Hi! I’m Gail, the voice behind Mimicking Motherhood. I started blogging after the birth of my 2nd child as a way to connect with far away family. Things have definitely changed since then. Now, mama to five, this is a place to help connect with other mothers, who feel like me.I love to make and write all while trying to figure out how to be myself in the world of anxiety and depression. Glad you stopped by.

3 thoughts on “Afraid

  1. Know and realize that you are fighting your green monster and making your mark each and every day on the people who matter the most, your family. You are contributing, to raising kids who will go out in the world and flourish. You are contributing, to your husband being able to go out and work and provide for your family all the while knowing your kiddos are in excellent hands. You have made your mark in more ways than you realize.

  2. It really becomes a balance of not defining your worth by someone else’s opinion. For those who struggle with self esteem, I’m one, that’s not always easy. But I figure if you are being honest, doing your best, happy with the result, then the person who says that doesn’t work for me, is quickly followed by…….NEXT! Embrace what YOU love. Be proud of it even when it might fall short in someone else’s eyes. Attitude is 50% of the fight. Letting someone else’s opinion chip away is when you whip out that green monster and let it talk for you if you must…. Sorry Mr. Hater, but we LOVE children and childish and funny and cute and smart…. perhaps you’d best be served by someone less talented than I.

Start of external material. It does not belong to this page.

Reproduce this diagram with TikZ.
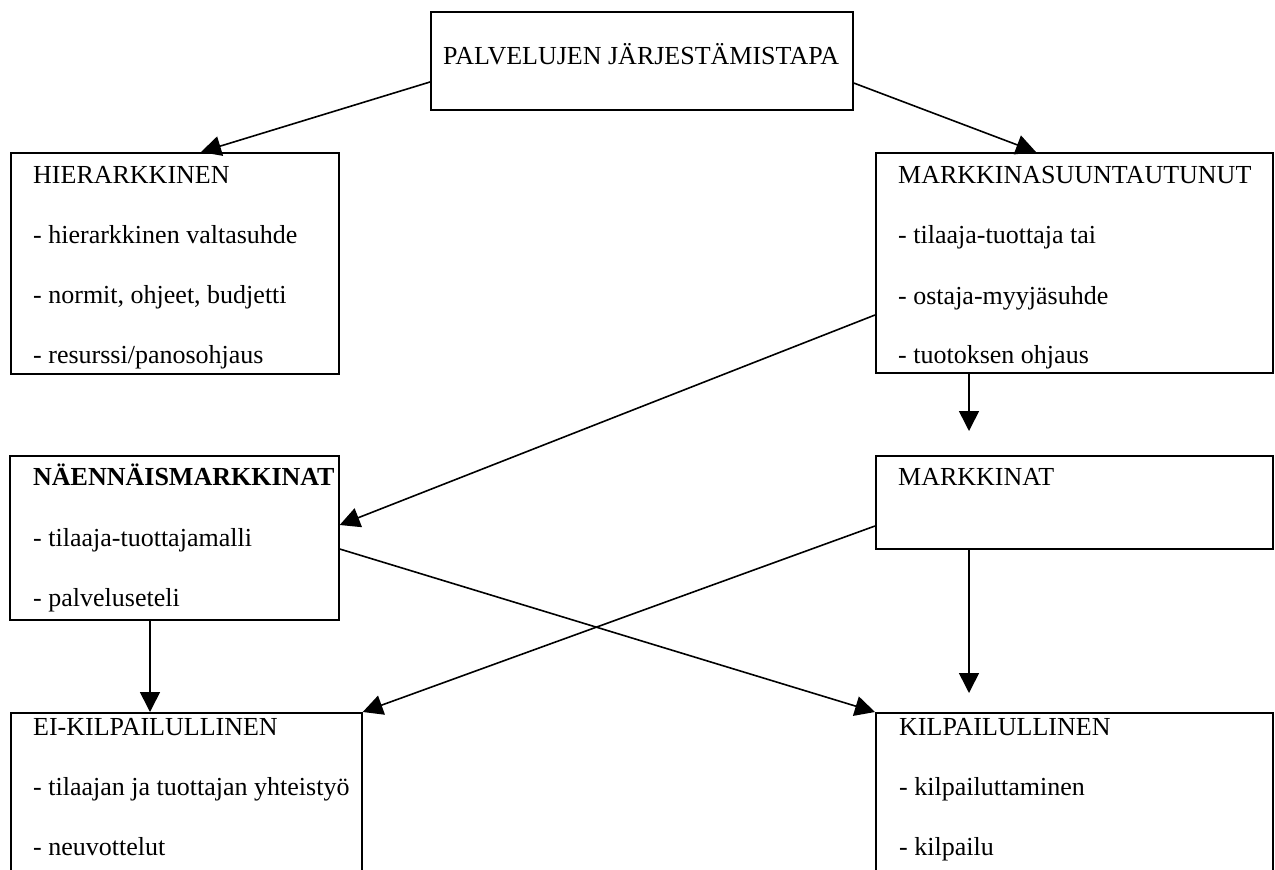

  3. Where are you now? Where will you be if you don’t try? And if you do try and fail, where will you be then? Only one of the above answers shows forward motion. And if you try and succeed? Create goals. Small ways that make success seem less unreachable. Last year at this time did you imagine the success you would have with design? Don’t minimize those gains? Success is nothing more than forward progress added together. Keep pushing.